**WHAT YOU NEED TO DO**
Exact reproduction is required for the lines bounded by the one containing "Rebuild this chart" and the one containing "var myChart = echarts.init(document.getElementById('main'));", both bounds included. Print them without any pictures.

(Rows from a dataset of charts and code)
•••

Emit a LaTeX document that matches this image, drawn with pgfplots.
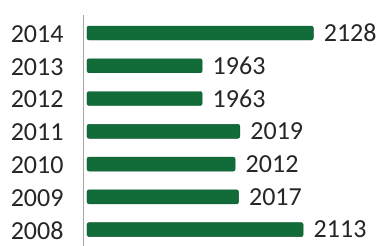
\documentclass[border=0pt]{standalone}
\usepackage{pgfplots}
\pgfplotsset{compat=1.18}
\usepackage{fontspec}
\setmainfont{Carlito}
\definecolor{barg}{RGB}{18,108,58}
\begin{document}
\begin{tikzpicture}
\begin{axis}[
  at={(0,0)}, anchor=south west,
  scale only axis,
  width=291bp, height=231bp,
  xmin=1792, xmax=2224,
  ymin=2007.5, ymax=2014.55,
  xbar, bar width=14bp,
  axis y line=left,
  axis x line=none,
  y axis line style={-, gray!70, line width=0.8pt, xshift=-4bp},
  ytick={2008,...,2014},
  yticklabels={2008,2009,2010,2011,2012,2013,2014},
  major tick length=0pt,
  yticklabel style={font=\fontsize{26bp}{30bp}\selectfont, color=black!85, xshift=-20bp, yshift=-1bp},
  nodes near coords,
  nodes near coords style={font=\fontsize{26bp}{30bp}\selectfont, color=black!85, xshift=7bp},
  point meta=x,
  /pgf/number format/.cd, 1000 sep={}, assume math mode=true,
]
\addplot[fill=barg, draw=barg!80!black, rounded corners=2bp] coordinates {
(2113,2008) (2017,2009) (2012,2010) (2019,2011) (1963,2012) (1963,2013) (2128,2014)};
\end{axis}
\pgfresetboundingbox
\path (-87bp,0) rectangle (291bp,246bp);
\end{tikzpicture}
\end{document}
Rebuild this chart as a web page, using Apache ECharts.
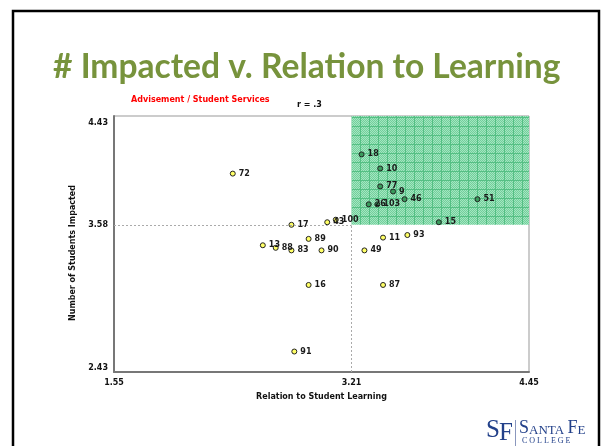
<!DOCTYPE html>
<html>
<head>
<meta charset="utf-8">
<script src="https://cdn.jsdelivr.net/npm/echarts@6/dist/echarts.min.js"></script>
<style>
html, body { margin: 0; padding: 0; background: #fff; }
#main { width: 602px; height: 446px; }
</style>
</head>
<body>
<div id="main"></div>
<script>
// point ids, x = relation to learning, y = number impacted
var ids = ['18', '10', '77', '9', '46', '26', '103', '51', '15', '43', '100', '72',
           '17', '89', '13', '88', '83', '90', '49', '11', '93', '16', '87', '91'];
var relation = [3.28, 3.41, 3.41, 3.50, 3.58, 3.33, 3.39, 4.09, 3.82, 3.04, 3.10, 2.38,
                2.79, 2.91, 2.59, 2.68, 2.79, 3.00, 3.30, 3.43, 3.60, 2.91, 3.43, 2.81];
var impacted = [4.13, 4.02, 3.88, 3.84, 3.78, 3.74, 3.74, 3.78, 3.60, 3.60, 3.62, 3.98,
                3.58, 3.47, 3.42, 3.40, 3.38, 3.38, 3.38, 3.48, 3.50, 3.11, 3.11, 2.59];
var xTicks = [1.55, 3.21, 4.45];
var yTicks = [2.43, 3.58, 4.43];
var xMean = 3.21, yMean = 3.58;

var myChart = echarts.init(document.getElementById('main'));

// hatched green fill for the upper right quadrant
var pat = document.createElement('canvas');
pat.width = 9; pat.height = 9;
var pc = pat.getContext('2d');
pc.fillStyle = '#a3e6c0';
pc.fillRect(0, 0, 9, 9);
pc.fillStyle = '#72cf9c';
for (var i = 0; i < 9; i++) {
    for (var j = 0; j < 9; j++) {
        if ((i + j) % 2 === 0) pc.fillRect(i, j, 1, 1);
    }
}
pc.fillStyle = '#55bf84';
pc.fillRect(0, 0, 9, 1);
pc.fillRect(0, 0, 1, 9);

var points = ids.map(function (id, i) {
    var hot = relation[i] > xMean && impacted[i] > yMean;
    return {
        name: id,
        value: [relation[i], impacted[i]],
        itemStyle: {color: hot ? '#3a9a5c' : '#ffff66'}
    };
});

var bold8 = {fontFamily: 'DejaVu Sans', fontWeight: 'bold', fontSize: 8, color: '#111'};

var option = {
    animation: false,
    title: [
        {
            text: '# Impacted v. Relation to Learning',
            left: 48, top: 45,
            textStyle: {color: '#77933c', fontFamily: 'Lato', fontWeight: 'bold', fontSize: 33.6}
        },
        {
            text: 'Advisement / Student Services',
            left: 131, top: 96, padding: 0,
            textStyle: {color: '#ff0000', fontFamily: 'DejaVu Sans', fontWeight: 'bold', fontSize: 8}
        },
        {
            text: 'r = .3',
            left: 297, top: 101, padding: 0,
            textStyle: {color: '#111', fontFamily: 'DejaVu Sans', fontWeight: 'bold', fontSize: 8}
        }
    ],
    grid: {
        left: 114, right: 73, top: 116, bottom: 74,
        show: true, borderColor: '#999', borderWidth: 1
    },
    xAxis: {
        type: 'value', min: xTicks[0], max: xTicks[2],
        splitLine: {show: false},
        axisTick: {show: false},
        axisLine: {lineStyle: {color: '#777', width: 2}},
        axisLabel: Object.assign({
            customValues: xTicks, margin: 7,
            formatter: function (v) { return v.toFixed(2); }
        }, bold8),
        name: 'Relation to Student Learning',
        nameLocation: 'middle', nameGap: 21,
        nameTextStyle: bold8
    },
    yAxis: {
        type: 'value', min: yTicks[0], max: yTicks[2],
        splitLine: {show: false},
        axisTick: {show: false},
        axisLine: {show: true, lineStyle: {color: '#777', width: 2}},
        axisLabel: Object.assign({
            customValues: yTicks, margin: 6,
            formatter: function (v) {
                if (v === yTicks[2]) return '{hi|' + v.toFixed(2) + '}';
                if (v === yTicks[0]) return '{lo|' + v.toFixed(2) + '}';
                return v.toFixed(2);
            },
            rich: {
                hi: Object.assign({padding: [14, 0, 0, 0]}, bold8),
                lo: Object.assign({padding: [0, 0, 8, 0]}, bold8)
            }
        }, bold8),
        name: 'Number of Students Impacted',
        nameLocation: 'middle', nameGap: 24,
        nameTextStyle: Object.assign({padding: [0, 0, 0, -18]}, bold8)
    },
    series: [{
        type: 'scatter',
        symbolSize: 5,
        itemStyle: {borderColor: '#222', borderWidth: 1, opacity: 1},
        data: points,
        label: {
            show: true, position: 'right', distance: 3,
            formatter: '{b}',
            fontFamily: 'DejaVu Sans', fontWeight: 'bold', fontSize: 8, color: '#1a1a1a'
        },
        markArea: {
            silent: true,
            itemStyle: {color: {image: pat, repeat: 'repeat'}, opacity: 1},
            data: [[{xAxis: xMean, yAxis: yMean}, {xAxis: xTicks[2], yAxis: yTicks[2]}]]
        },
        markLine: {
            silent: true, symbol: 'none',
            label: {show: false},
            lineStyle: {color: '#aaa', type: [2, 2], width: 1},
            data: [
                [{coord: [xTicks[0], yMean]}, {coord: [xMean, yMean]}],
                [{coord: [xMean, yTicks[0]]}, {coord: [xMean, yMean]}]
            ]
        }
    }],
    graphic: [
        {
            type: 'rect', silent: true,
            shape: {x: 13, y: 11, width: 586, height: 460},
            style: {fill: 'none', stroke: '#000', lineWidth: 2.5}
        },
        {
            type: 'text', left: 486, top: 418,
            style: {text: 'S', fill: '#23418a', font: '25px "Liberation Serif"'}
        },
        {
            type: 'text', left: 499, top: 421,
            style: {text: 'F', fill: '#23418a', font: '25px "Liberation Serif"'}
        },
        {
            type: 'rect', shape: {x: 515, y: 420, width: 1, height: 26},
            style: {fill: '#8a97bd'}
        },
        {
            type: 'text', left: 519, top: 419,
            style: {
                text: '{b|S}{s|ANTA} {b|F}{s|E}',
                rich: {
                    b: {fill: '#23418a', font: '18px "Liberation Serif"', verticalAlign: 'bottom'},
                    s: {fill: '#23418a', font: '13px "Liberation Serif"', verticalAlign: 'bottom'}
                }
            }
        },
        {
            type: 'text', left: 522, top: 437,
            style: {text: 'C O L L E G E', fill: '#23418a', font: '8px "Liberation Serif"'}
        }
    ]
};

myChart.setOption(option);
</script>
</body>
</html>
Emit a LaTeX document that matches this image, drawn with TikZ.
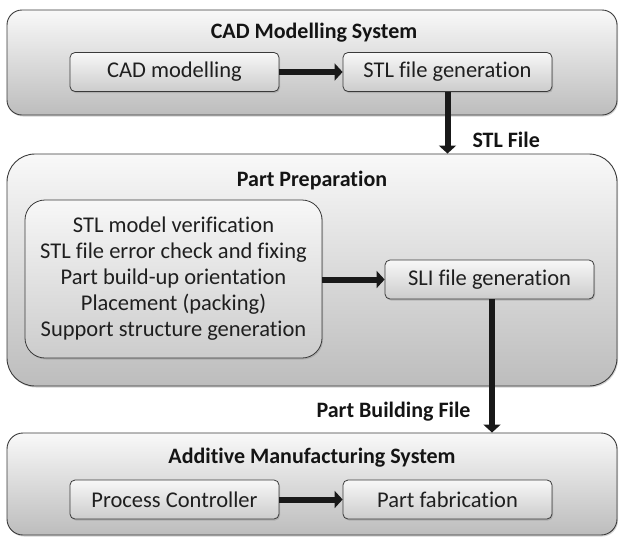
\documentclass[tikz,border=0pt]{standalone}
\usepackage{fontspec}
\setmainfont[Ligatures=NoCommon]{Carlito}
\usetikzlibrary{arrows.meta,shadows}
\definecolor{edge}{HTML}{3A3A3A}
\tikzset{
  outerbox/.style={draw=edge, line width=0.9pt, rounded corners=#1,
    top color=white!95!gray, bottom color=black!26,
    drop shadow={opacity=0.35, shadow xshift=1pt, shadow yshift=-1.5pt}},
  innerbox/.style={draw=edge, line width=0.8pt, rounded corners=5pt,
    top color=black!3, bottom color=black!20,
    drop shadow={opacity=0.35, shadow xshift=1pt, shadow yshift=-1.5pt},
    minimum width=209pt, minimum height=39pt, inner sep=0pt,
    font=\fontsize{22.5}{26}\selectfont, text=black!88},
  title/.style={font=\bfseries\fontsize{22}{26}\selectfont, text=black!92},
  flowarrow/.style={line width=6pt, black!90,
    -{Triangle[length=8pt,width=17pt]}},
}
\begin{document}
\begin{tikzpicture}[x=1pt,y=-1pt]
\useasboundingbox (0,0) rectangle (619,536);
% outer containers
\node[outerbox=15pt, minimum width=610pt, minimum height=105pt, inner sep=0pt] (cad) at (312,62.5) {};
\node[outerbox=28pt, minimum width=610pt, minimum height=232pt, inner sep=0pt] (prep) at (312,270) {};
\node[outerbox=16pt, minimum width=610pt, minimum height=102pt, inner sep=0pt] (am) at (312,484) {};
% titles
\node[title] (t1) at (314,33) {CAD Modelling System};
\node[title] (t2) at (312,181) {Part Preparation};
\node[title] (t3) at (312,458) {Additive Manufacturing System};
% inner boxes
\node[innerbox] (cadm) at (174.5,72) {CAD modelling};
\node[innerbox] (stl) at (447.5,72) {STL file generation};
\node[innerbox, rounded corners=20pt, minimum width=297pt, minimum height=158pt, align=center,
  font=\fontsize{22.5}{26}\selectfont] (list) at (173.5,279)
  {STL model verification\\STL file error check and fixing\\Part build-up orientation\\Placement (packing)\\Support structure generation};
\node[innerbox] (sli) at (489.5,279.5) {SLI file generation};
\node[innerbox] (proc) at (174.5,499.5) {Process Controller};
\node[innerbox] (fab) at (447.5,499.5) {Part fabrication};
% connectors
\coordinate (dx) at (492,0);
\draw[flowarrow] (cadm.east) -- (stl.west);
\draw[flowarrow] (list.east |- sli.west) -- (sli.west);
\draw[flowarrow] (proc.east) -- (fab.west);
\draw[flowarrow] (stl.south) -- (stl.south |- prep.north);
\draw[flowarrow] (dx |- sli.south) -- (dx |- am.north);
% connector labels
\node[title, anchor=west] (l1) at (469,140) {STL File};
\node[title, anchor=east] (l2) at (474,412) {Part Building File};
\end{tikzpicture}
\end{document}
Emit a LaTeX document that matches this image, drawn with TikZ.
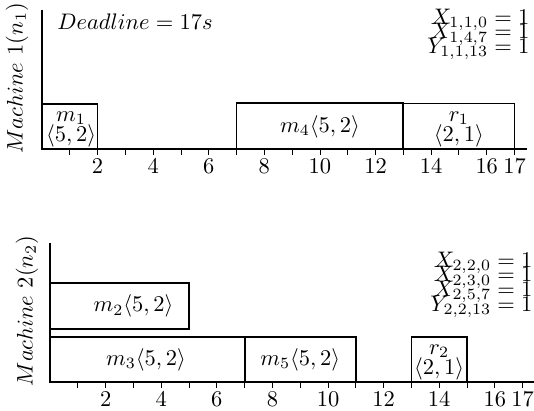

•••

**RESULT OF THIS EXERCISE**
Rebuild this chart as a web page, using Apache ECharts.
<!DOCTYPE html>
<html>
<head>
<meta charset="utf-8">
<script src="https://cdn.jsdelivr.net/npm/echarts@6/dist/echarts.min.js"></script>
<style>
html, body { margin: 0; padding: 0; background: #fff; }
#main { width: 602px; height: 446px; }
</style>
</head>
<body>
<div id="main"></div>
<script>
// point ids, x = relation to learning, y = number impacted
var ids = ['18', '10', '77', '9', '46', '26', '103', '51', '15', '43', '100', '72',
           '17', '89', '13', '88', '83', '90', '49', '11', '93', '16', '87', '91'];
var relation = [3.28, 3.41, 3.41, 3.50, 3.58, 3.33, 3.39, 4.09, 3.82, 3.04, 3.10, 2.38,
                2.79, 2.91, 2.59, 2.68, 2.79, 3.00, 3.30, 3.43, 3.60, 2.91, 3.43, 2.81];
var impacted = [4.13, 4.02, 3.88, 3.84, 3.78, 3.74, 3.74, 3.78, 3.60, 3.60, 3.62, 3.98,
                3.58, 3.47, 3.42, 3.40, 3.38, 3.38, 3.38, 3.48, 3.50, 3.11, 3.11, 2.59];
var xTicks = [1.55, 3.21, 4.45];
var yTicks = [2.43, 3.58, 4.43];
var xMean = 3.21, yMean = 3.58;

var myChart = echarts.init(document.getElementById('main'));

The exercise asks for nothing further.